WHAT YOU ARE ASKED TO DO: From the first line of the data below through the line holding "N_MAX = 2000", output each line exactly and leave the pictures out.

══ DATA SEGMENT ══

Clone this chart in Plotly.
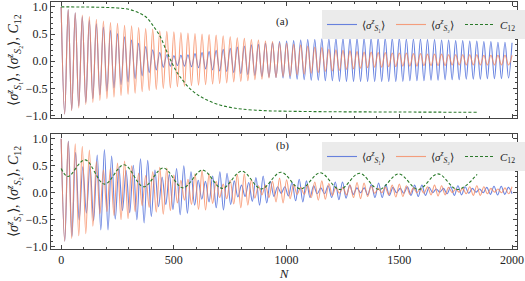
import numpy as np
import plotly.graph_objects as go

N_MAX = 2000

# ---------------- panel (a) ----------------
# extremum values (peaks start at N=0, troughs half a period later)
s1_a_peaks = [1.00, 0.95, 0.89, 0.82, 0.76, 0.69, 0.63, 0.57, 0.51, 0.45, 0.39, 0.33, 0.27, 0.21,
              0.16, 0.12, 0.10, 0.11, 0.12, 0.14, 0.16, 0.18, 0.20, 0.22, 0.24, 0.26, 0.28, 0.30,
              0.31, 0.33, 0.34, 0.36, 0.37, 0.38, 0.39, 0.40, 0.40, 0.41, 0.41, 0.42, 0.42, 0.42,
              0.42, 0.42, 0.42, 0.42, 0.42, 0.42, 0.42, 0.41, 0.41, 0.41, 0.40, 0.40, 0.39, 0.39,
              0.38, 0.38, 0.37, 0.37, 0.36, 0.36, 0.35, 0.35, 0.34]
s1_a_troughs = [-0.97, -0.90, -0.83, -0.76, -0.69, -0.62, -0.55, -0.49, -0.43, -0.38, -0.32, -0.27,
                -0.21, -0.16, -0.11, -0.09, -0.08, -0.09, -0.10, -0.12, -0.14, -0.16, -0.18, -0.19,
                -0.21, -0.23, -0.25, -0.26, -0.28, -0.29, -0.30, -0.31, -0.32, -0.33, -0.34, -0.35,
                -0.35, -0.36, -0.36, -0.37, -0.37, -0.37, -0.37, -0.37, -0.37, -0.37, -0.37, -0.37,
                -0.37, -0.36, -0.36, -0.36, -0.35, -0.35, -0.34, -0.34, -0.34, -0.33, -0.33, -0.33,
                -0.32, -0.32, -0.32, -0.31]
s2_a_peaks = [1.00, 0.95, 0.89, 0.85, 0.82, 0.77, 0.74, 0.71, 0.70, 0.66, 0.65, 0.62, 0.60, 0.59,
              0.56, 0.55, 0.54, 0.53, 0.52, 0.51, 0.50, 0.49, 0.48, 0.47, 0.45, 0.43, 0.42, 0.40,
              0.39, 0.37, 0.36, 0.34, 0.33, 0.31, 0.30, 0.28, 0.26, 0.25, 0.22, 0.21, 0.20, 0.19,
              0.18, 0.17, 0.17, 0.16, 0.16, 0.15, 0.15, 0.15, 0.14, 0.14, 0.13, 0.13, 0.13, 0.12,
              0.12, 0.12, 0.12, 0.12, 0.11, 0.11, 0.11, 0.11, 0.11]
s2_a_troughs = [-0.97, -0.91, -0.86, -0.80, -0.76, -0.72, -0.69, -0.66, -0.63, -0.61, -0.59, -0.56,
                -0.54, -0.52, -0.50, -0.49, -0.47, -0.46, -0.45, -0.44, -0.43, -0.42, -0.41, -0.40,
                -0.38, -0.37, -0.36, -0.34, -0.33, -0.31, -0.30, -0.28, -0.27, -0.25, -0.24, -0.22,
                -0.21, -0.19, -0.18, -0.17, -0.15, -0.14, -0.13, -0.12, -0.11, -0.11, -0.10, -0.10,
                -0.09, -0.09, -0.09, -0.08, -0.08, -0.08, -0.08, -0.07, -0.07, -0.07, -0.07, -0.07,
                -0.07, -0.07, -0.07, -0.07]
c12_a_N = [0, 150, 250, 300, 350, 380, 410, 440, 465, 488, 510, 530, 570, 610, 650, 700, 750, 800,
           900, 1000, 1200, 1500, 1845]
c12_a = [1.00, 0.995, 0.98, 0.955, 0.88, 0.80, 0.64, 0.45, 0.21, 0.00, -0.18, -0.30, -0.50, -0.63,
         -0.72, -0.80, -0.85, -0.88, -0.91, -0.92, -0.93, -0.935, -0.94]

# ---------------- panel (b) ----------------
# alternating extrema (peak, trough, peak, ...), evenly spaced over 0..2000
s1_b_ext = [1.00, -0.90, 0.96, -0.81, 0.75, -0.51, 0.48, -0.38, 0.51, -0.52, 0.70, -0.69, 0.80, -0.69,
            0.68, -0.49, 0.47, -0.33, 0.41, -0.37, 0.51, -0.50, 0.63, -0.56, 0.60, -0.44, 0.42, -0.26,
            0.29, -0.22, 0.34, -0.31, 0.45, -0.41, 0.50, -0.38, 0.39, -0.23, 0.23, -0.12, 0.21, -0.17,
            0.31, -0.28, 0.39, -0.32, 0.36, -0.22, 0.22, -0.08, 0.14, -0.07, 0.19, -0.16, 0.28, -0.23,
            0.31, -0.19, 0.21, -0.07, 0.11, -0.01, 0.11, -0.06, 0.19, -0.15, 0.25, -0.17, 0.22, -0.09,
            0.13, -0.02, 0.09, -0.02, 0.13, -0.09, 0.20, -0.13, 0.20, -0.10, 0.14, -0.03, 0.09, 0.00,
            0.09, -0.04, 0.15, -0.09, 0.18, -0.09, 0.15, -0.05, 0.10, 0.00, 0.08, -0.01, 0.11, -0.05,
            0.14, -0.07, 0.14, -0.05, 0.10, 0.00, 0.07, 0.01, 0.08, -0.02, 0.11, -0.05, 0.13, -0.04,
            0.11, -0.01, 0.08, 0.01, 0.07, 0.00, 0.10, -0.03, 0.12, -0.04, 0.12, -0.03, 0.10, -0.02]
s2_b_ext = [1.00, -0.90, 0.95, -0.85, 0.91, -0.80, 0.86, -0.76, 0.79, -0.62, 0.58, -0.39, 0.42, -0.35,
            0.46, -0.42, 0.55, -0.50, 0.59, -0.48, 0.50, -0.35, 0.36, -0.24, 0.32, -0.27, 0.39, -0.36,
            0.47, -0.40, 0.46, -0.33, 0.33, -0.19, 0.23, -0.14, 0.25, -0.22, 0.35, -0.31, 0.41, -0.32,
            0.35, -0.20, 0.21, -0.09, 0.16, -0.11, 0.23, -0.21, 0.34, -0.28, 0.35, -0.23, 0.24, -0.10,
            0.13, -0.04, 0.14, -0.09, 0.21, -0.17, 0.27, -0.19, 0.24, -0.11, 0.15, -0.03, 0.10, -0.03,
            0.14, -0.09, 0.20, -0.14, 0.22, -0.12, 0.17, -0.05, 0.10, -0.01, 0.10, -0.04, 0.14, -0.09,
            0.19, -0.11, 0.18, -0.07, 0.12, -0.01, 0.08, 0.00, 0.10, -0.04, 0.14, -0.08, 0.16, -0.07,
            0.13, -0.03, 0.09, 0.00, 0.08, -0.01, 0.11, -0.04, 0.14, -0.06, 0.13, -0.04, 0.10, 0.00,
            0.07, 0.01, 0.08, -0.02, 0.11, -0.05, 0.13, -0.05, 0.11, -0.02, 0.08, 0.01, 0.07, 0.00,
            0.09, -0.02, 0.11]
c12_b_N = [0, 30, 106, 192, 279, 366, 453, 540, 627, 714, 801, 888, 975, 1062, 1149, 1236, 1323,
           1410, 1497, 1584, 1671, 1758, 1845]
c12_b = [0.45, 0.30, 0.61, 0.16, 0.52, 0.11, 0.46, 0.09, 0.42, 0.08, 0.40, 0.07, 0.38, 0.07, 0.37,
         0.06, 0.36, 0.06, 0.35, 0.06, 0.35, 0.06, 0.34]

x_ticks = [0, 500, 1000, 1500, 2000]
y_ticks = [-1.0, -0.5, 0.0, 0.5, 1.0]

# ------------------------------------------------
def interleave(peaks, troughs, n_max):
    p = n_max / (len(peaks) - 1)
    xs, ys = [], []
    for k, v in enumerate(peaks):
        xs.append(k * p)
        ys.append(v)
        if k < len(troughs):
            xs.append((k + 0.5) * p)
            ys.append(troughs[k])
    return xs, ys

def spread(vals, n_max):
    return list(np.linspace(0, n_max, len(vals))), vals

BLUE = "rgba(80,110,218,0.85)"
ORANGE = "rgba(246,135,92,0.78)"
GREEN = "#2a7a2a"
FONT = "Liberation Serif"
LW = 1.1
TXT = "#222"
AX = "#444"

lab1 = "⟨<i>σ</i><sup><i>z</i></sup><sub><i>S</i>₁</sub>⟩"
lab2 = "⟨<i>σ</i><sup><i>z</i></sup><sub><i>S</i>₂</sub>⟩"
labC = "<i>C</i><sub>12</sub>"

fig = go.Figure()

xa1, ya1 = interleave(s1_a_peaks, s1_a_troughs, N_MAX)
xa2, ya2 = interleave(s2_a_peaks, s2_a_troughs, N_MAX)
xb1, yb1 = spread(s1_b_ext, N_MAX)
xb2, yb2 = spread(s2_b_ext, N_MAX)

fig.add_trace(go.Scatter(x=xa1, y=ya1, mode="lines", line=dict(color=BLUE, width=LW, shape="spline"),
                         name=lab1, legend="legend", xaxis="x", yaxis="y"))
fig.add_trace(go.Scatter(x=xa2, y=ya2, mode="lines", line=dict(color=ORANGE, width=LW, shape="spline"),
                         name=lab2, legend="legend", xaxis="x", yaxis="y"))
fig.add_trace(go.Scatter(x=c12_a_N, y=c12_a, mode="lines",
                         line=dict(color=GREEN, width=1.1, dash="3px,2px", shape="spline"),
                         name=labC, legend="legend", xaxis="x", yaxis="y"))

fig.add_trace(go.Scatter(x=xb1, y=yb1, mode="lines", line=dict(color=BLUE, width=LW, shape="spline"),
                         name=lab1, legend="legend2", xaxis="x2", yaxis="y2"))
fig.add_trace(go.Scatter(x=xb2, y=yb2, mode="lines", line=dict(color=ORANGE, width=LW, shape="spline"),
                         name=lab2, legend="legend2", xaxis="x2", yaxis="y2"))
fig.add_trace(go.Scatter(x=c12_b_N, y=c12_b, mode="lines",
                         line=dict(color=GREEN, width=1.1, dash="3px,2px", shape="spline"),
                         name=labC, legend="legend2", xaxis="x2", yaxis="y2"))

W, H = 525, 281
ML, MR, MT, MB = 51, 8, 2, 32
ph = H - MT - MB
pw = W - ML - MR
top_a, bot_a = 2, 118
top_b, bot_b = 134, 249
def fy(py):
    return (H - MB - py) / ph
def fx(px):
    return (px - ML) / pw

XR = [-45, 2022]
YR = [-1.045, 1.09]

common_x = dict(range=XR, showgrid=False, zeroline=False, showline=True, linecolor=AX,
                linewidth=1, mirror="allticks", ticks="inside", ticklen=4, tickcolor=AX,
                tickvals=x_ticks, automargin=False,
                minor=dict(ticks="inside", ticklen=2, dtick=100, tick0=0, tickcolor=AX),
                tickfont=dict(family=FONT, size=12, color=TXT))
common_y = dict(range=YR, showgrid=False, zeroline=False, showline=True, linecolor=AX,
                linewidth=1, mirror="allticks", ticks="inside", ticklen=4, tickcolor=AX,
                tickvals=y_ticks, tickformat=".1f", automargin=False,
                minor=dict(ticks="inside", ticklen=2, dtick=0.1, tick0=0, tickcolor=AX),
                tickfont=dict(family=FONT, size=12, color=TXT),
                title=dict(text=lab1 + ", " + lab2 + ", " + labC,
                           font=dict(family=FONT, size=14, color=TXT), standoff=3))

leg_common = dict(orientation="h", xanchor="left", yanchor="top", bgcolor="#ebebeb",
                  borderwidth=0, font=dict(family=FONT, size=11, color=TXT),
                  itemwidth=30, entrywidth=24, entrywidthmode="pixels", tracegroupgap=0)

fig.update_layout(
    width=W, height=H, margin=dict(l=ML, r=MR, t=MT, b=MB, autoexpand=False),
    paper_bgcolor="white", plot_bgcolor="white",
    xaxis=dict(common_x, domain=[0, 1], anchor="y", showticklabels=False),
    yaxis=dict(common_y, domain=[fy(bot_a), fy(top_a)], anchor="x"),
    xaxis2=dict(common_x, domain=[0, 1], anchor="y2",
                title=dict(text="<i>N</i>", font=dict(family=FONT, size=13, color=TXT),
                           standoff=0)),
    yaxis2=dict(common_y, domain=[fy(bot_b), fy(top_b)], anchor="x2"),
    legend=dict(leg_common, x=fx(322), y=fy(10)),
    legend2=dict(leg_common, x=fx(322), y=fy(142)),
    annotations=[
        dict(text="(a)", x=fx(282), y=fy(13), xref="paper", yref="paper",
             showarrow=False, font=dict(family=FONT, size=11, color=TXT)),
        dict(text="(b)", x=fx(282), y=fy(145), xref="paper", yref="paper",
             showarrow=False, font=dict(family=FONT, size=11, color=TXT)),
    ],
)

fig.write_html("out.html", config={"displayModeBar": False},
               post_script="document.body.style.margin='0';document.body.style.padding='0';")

═══

ANSWER TO THE TASK:
Clone this chart in Plotly.
import numpy as np
import plotly.graph_objects as go

N_MAX = 2000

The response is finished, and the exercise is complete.